FIGURA 5 = OS 7 PLANOS
O nascimento na matéria se dá com a constituição de um novo corpo mental, o qual é dual, sendo que a parte inferior corresponde ao mental cognitivo e a superior onde se dá a reunião de todo o manancial de conhecimento da essência da vida, pois ele se constitui na Alma Humana reencarnante.
No processo de nascimento são constituídos o corpo mental, o corpo astral e o corpo físico, que se formam na proteção da casinha do útero materno da criação e lá entram em contato com seus centros vitais de energia e se projetam para a vida.
O que está em cima é similar ao que está embaixo.
Mas, ao chegar a hora do retorno, existem as três mortes: a morte do corpo físico, do corpo astral e do corpo mental inferior.
Penso que aqui podem haver duas interpretações quanto à morte.
A primeira seria a efetiva expulsão do paraíso ao comer a maçã, sendo que ela cai em sono profundo de sua contraparte espiritual.
Neste caso, ela fica em sono, como morta, mas na condição de viva para as coisas terrenas, até ser acordada pelo príncipe, para então voltar ao seu reino real que é a do espírito, indicando a ressurreição como aquele que não mais retorna.

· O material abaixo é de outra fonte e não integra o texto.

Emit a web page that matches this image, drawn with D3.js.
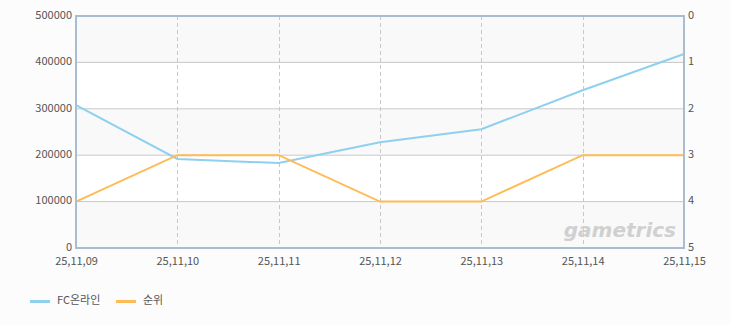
<!DOCTYPE html>
<html>
<head>
<meta charset="utf-8">
<script src="https://cdn.jsdelivr.net/npm/d3@7"></script>
<style>
  body { margin: 0; background: #fcfcfc; }
  text { font-family: "Noto Sans CJK KR", "DejaVu Sans", sans-serif; }
</style>
</head>
<body>
<svg id="chart" width="730" height="325"></svg>
<script>
// data
var dates = ["25,11,09", "25,11,10", "25,11,11", "25,11,12", "25,11,13", "25,11,14", "25,11,15"];
var users = [308000, 192000, 183000, 228000, 256000, 340000, 418000];
var rank = [4, 3, 3, 4, 4, 3, 3];
var leftTicks = [0, 100000, 200000, 300000, 400000, 500000];
var rightTicks = [0, 1, 2, 3, 4, 5];
var seriesNames = ["FC온라인", "순위"];
var colors = ["#8fd0ef", "#ffbb55"];

var svg = d3.select("#chart");
var margin = { top: 16, right: 46, bottom: 77, left: 76 };
var width = 730 - margin.left - margin.right;
var height = 325 - margin.top - margin.bottom;

var g = svg.append("g")
    .attr("transform", "translate(" + margin.left + "," + margin.top + ")");

var x = d3.scalePoint().domain(dates).range([0, width]);
var y = d3.scaleLinear().domain([0, 500000]).range([height, 0]);
var y2 = d3.scaleLinear().domain([0, 5]).range([0, height]);

// alternating bands
g.selectAll(".band")
    .data(leftTicks.slice(0, -1))
    .enter().append("rect")
    .attr("x", 0)
    .attr("width", width)
    .attr("y", function(d) { return y(d + 100000); })
    .attr("height", function(d) { return y(d) - y(d + 100000); })
    .style("fill", function(d, i) { return i % 2 == 0 ? "#f9f9f9" : "#ffffff"; });

// horizontal grid
g.selectAll(".hgrid")
    .data(leftTicks.slice(1, -1))
    .enter().append("line")
    .attr("x1", 0).attr("x2", width)
    .attr("y1", function(d) { return y(d); })
    .attr("y2", function(d) { return y(d); })
    .style("stroke", "#c8c8c8")
    .style("stroke-width", 1);

// vertical dashed grid
g.selectAll(".vgrid")
    .data(dates.slice(1, -1))
    .enter().append("line")
    .attr("x1", function(d) { return Math.round(x(d)) + 0.5; })
    .attr("x2", function(d) { return Math.round(x(d)) + 0.5; })
    .attr("y1", 0).attr("y2", height)
    .style("stroke", "#c8c8c8")
    .style("stroke-dasharray", "4,3");

// watermark
g.append("text")
    .attr("x", width - 8)
    .attr("y", height - 11)
    .attr("text-anchor", "end")
    .style("font-family", "DejaVu Sans")
    .style("font-weight", "bold")
    .style("font-style", "italic")
    .style("font-size", "20px")
    .style("fill", "#d0d0d0")
    .text("gametrics");

// lines
var line1 = d3.line()
    .x(function(d, i) { return x(dates[i]); })
    .y(function(d) { return y(d); });
var line2 = d3.line()
    .x(function(d, i) { return x(dates[i]); })
    .y(function(d) { return y2(d); });

g.append("path").datum(users)
    .attr("d", line1)
    .style("fill", "none")
    .style("stroke", colors[0])
    .style("stroke-width", 2);

g.append("path").datum(rank)
    .attr("d", line2)
    .style("fill", "none")
    .style("stroke", colors[1])
    .style("stroke-width", 2);

// frame
g.append("rect")
    .attr("x", 0).attr("y", 0)
    .attr("width", width).attr("height", height)
    .style("fill", "none")
    .style("stroke", "#a8bdd2")
    .style("stroke-width", 2);

// axes
var leftAxis = g.append("g")
    .call(d3.axisLeft(y).tickValues(leftTicks).tickFormat(d3.format("d")).tickSize(0).tickPadding(4));
var rightAxis = g.append("g")
    .attr("transform", "translate(" + width + ",0)")
    .call(d3.axisRight(y2).tickValues(rightTicks).tickFormat(d3.format("d")).tickSize(0).tickPadding(4));
var bottomAxis = g.append("g")
    .attr("transform", "translate(0," + height + ")")
    .call(d3.axisBottom(x).tickSize(0).tickPadding(9));

[leftAxis, rightAxis, bottomAxis].forEach(function(a) {
    a.select(".domain").remove();
    a.selectAll("text")
        .style("font-size", "11px")
        .style("fill", "#555555");
});
leftAxis.selectAll("text").attr("dy", "0.2em");
rightAxis.selectAll("text").attr("dy", "0.2em");

// legend
var legend = svg.append("g").attr("transform", "translate(30,300)");
var offsets = [0, 86];
seriesNames.forEach(function(name, i) {
    var item = legend.append("g").attr("transform", "translate(" + offsets[i] + ",0)");
    item.append("line")
        .attr("x1", 0).attr("x2", 20)
        .attr("y1", 1.5).attr("y2", 1.5)
        .style("stroke", colors[i])
        .style("stroke-width", 3);
    item.append("text")
        .attr("x", 27).attr("y", 0)
        .attr("dy", "0.35em")
        .style("font-size", "11px")
        .style("fill", "#555555")
        .text(name);
});
</script>
</body>
</html>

FIGURA 6 = O ESPELHO E O DESPERTAR
A segunda interpretação é a de que ela vive como humana até ocorrerem as três mortes e, neste caso, elas corresponderiam da seguinte forma:
1ª Morte = o corpo físico, correlacionado pelo mineral, pelo estrangulamento pelo cinto (respiração) – Purificação (Albedo)
2ª Morte = Corpo Astral, correlacionado com o vegetal animal, pelo envenenamento do pente – Despertar (Citrinitas), e
3ª Morte = Corpo Mental (inferior), correlacionado com o hominal, pela ingestão da maçã – Iluminação (Rubedo).
Aí, a Branca de neve passaria por muitos anos no esquife, numa alusão ao período de erraticidade em que a alma estará submetida, o que pode levar muito tempo, até que o príncipe a encontra e com o beijo do despertar faz com que ela acorde do sono profundo, para levá-la em seu cavalo ao Castelo Real, onde viverão felizes na eternidade.